All these barriers come tumbling down!

And – sadly – we keep putting them up again! We create new ones or reinterpret the ones we read about in Galatians 3.

The idea that God wants people of all backgrounds and cultures to be part of his family should not be a major surprise for us.  It does not take a revelation to figure out the basics. If you think about it – the fundamental teachings of Jesus are about breaking down barriers.

Think of his teaching in a nutshell –

  • a new commandment I give unto you – that you love one another as I have loved you. (John 13:34 – repeated in John 15:12 & 17)
  • He reinforces the Old Testament teaching – love your neighbour as yourself. (Lev 19:18 repeated in Matt 19:19  & 22:39 and Mark 12:31)
  • He takes it further by telling us to love our enemies. (Matt 5:44 & Luke 6:27,35)

And the most famous parable that undergirds his teaching? I’m not sure what you would choose – I would say the Good Samaritan.

A friend of mine wrote about this from a different perspective this week. In short, Jesus was a great story teller. The idea of someone walking from Jerusalem to Jericho is absurd. That they would get mugged is quite likely.

The real issue is the question that churches like to pose – who are our neighbours exactly? And the contrast between the failure of the religious men to help with the kindness of the Samaritan is radical! More than that, the Samaritan would have been expected to finish the guy off.

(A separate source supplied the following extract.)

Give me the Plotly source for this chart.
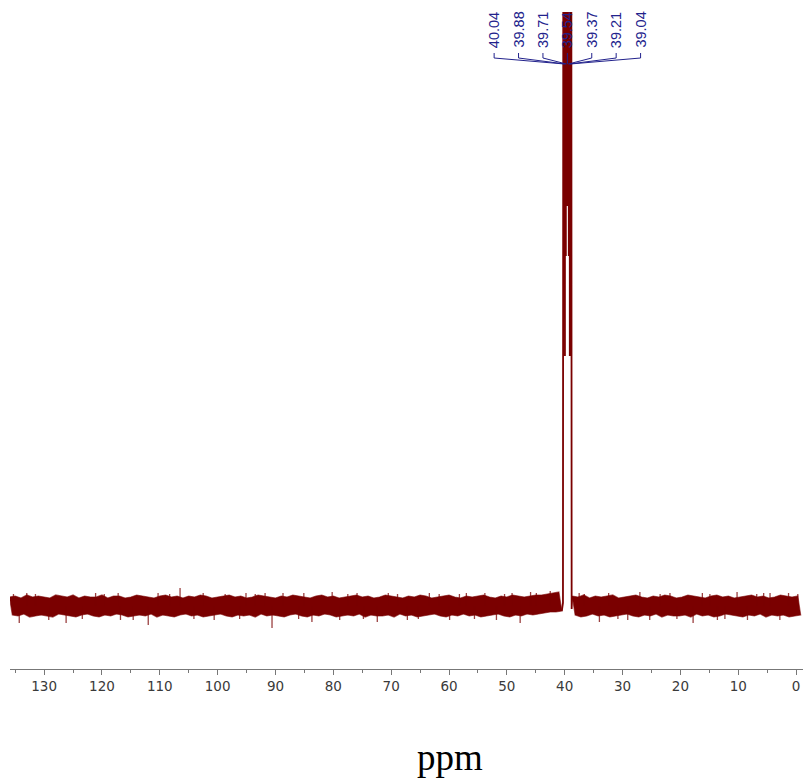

They (Jews and Samaritans) would have despised each other. My friend concluded:

A “good Samaritan” is NOT simply someone who does something good. A Good Samaritan goes the extra mile for someone whom he himself could legitimately despise.

 And his application:

1. Find and serve your enemies.

2. Visit your prejudices and repent of them

Some great challenges for the New Year then?

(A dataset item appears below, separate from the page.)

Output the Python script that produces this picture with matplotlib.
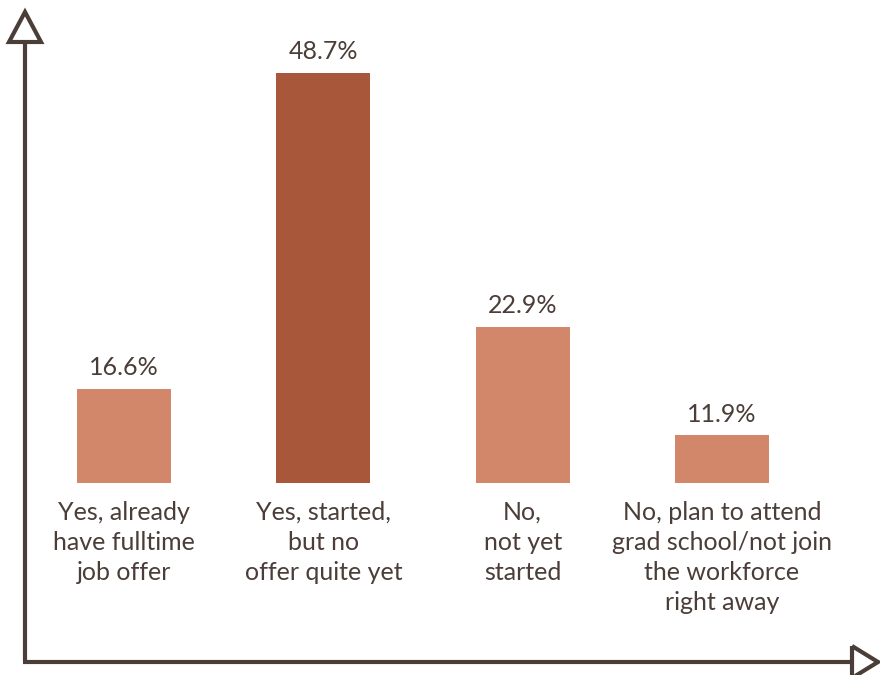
import matplotlib.pyplot as plt
from matplotlib.lines import Line2D
from matplotlib.patches import Polygon

categories = [
    "Yes, already\nhave fulltime\njob offer",
    "Yes, started,\nbut no\noffer quite yet",
    "No,\nnot yet\nstarted",
    "No, plan to attend\ngrad school/not join\nthe workforce\nright away",
]
shares = [16.6, 48.7, 22.9, 11.9]
highlight = [False, True, False, False]

light = "#d2866a"
dark = "#a9573b"
ink = "#4b3d38"

plt.rcParams["font.family"] = ["Lato", "DejaVu Sans"]

W, H = 880, 675
fig = plt.figure(figsize=(W / 100, H / 100), dpi=100)

# axes box in pixel terms: left 24, right 870, top 40, bottom 483
ax = fig.add_axes([24 / W, (H - 483) / H, (870 - 24) / W, (483 - 40) / H])
ax.set_xlim(-0.502, 3.743)
ax.set_ylim(7.08, 52.0)

colors = [dark if h else light for h in highlight]
xs = range(len(shares))
bars = ax.bar(xs, shares, width=0.472, color=colors)

for b, v in zip(bars, shares):
    ax.annotate(f"{v}%", (b.get_x() + b.get_width() / 2, v),
                xytext=(0, 7), textcoords="offset points",
                ha="center", va="bottom", fontsize=18, color=ink)

ax.set_xticks(list(xs))
ax.set_xticklabels(categories, fontsize=18, color=ink, linespacing=1.36)
ax.tick_params(axis="x", length=0, pad=13)
ax.set_yticks([])
for s in ax.spines.values():
    s.set_visible(False)
ax.patch.set_alpha(0)


def px(x, y):
    return (x / W, 1 - y / H)


# hand-drawn style axis arrows
lw = 3
fig.add_artist(Line2D([px(25, 0)[0]] * 2, [px(0, 42)[1], px(0, 662)[1]],
                      color=ink, lw=lw, solid_capstyle="butt"))
fig.add_artist(Line2D([px(23, 0)[0], px(852, 0)[0]], [px(0, 662)[1]] * 2,
                      color=ink, lw=lw, solid_capstyle="butt"))
fig.add_artist(Polygon([px(9, 42), px(41, 42), px(25, 12)], closed=True,
                       fill=False, edgecolor=ink, lw=lw, joinstyle="miter"))
fig.add_artist(Polygon([px(852, 646), px(852, 678), px(878, 662)], closed=True,
                       fill=False, edgecolor=ink, lw=lw, joinstyle="miter"))

fig.savefig("out.png", dpi=100)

As we celebrate the amazing access we have to God – let’s not be selfish! We have a treasure that is meant to share – the Good News of Jesus.

Let’s really ask God to shine a little light on our lives – revealing to us a new sense of urgency to be obedient – and to reach people that are on His heart.

  • To deal with our prejudices
  • To step out into new adventures as we reach people who are different this year.
  • And as we reach out to people we don’t like or who don’t like us – and serve them.


Here’s a thought. Paul is writing from jail. He’s in jail for proclaiming what had been revealed to him.

That’s passion. He writes this profound letter from prison. And – to top it all – this whole letter is not an essay on theology. Yes it is an essential letter for us to understand what we are meant to be as the church.

These passages are in the context of a prayer –are bracketed by prayer.

That’s what made him who he was. That’s his heart. He was compelled to share the revelation that God wanted all people in His family – and that he made this possible through Jesus. Hence his prayer and his appeal for his readers’ prayers for him!


Are we going to politely listen to another 52 sermons this year untouched?

Going from here saying – well that was interesting?

Or will there be an impact on our lives, our lifestyle, our passion and our prayer life – which is the same thing as our relationship with God. A revelation! Will we get it? Will you get it??

Is your view of God big enough to grasp the potential for real transformation of yourself and this community.

Read Ephesians 1:15- 19 – does this not grab your attention? People’s prayers reveal their passion!

And then read Ephesians 3:13- 21 – and get a sense of the expectation Paul had as he prayed.

And the letter ends with his teaching on the armour of God:

It ends with this in chapter 6, verses 18 to 20:

Pray in the Spirit at all times in every prayer and supplication. To that end keep alert and always persevere in supplication for all the saints. Pray also for me, so that when I speak, a message may be given to me to make known with boldness the mystery of the gospel, for which I am an ambassador in chains. Pray that I may declare it boldly, as I must speak.

Being in Jail did not deter Paul when it came to passion to proclaim this revelation!

Roll on 2013!

May God speak to you and fill you with a taste of this passion and excitement!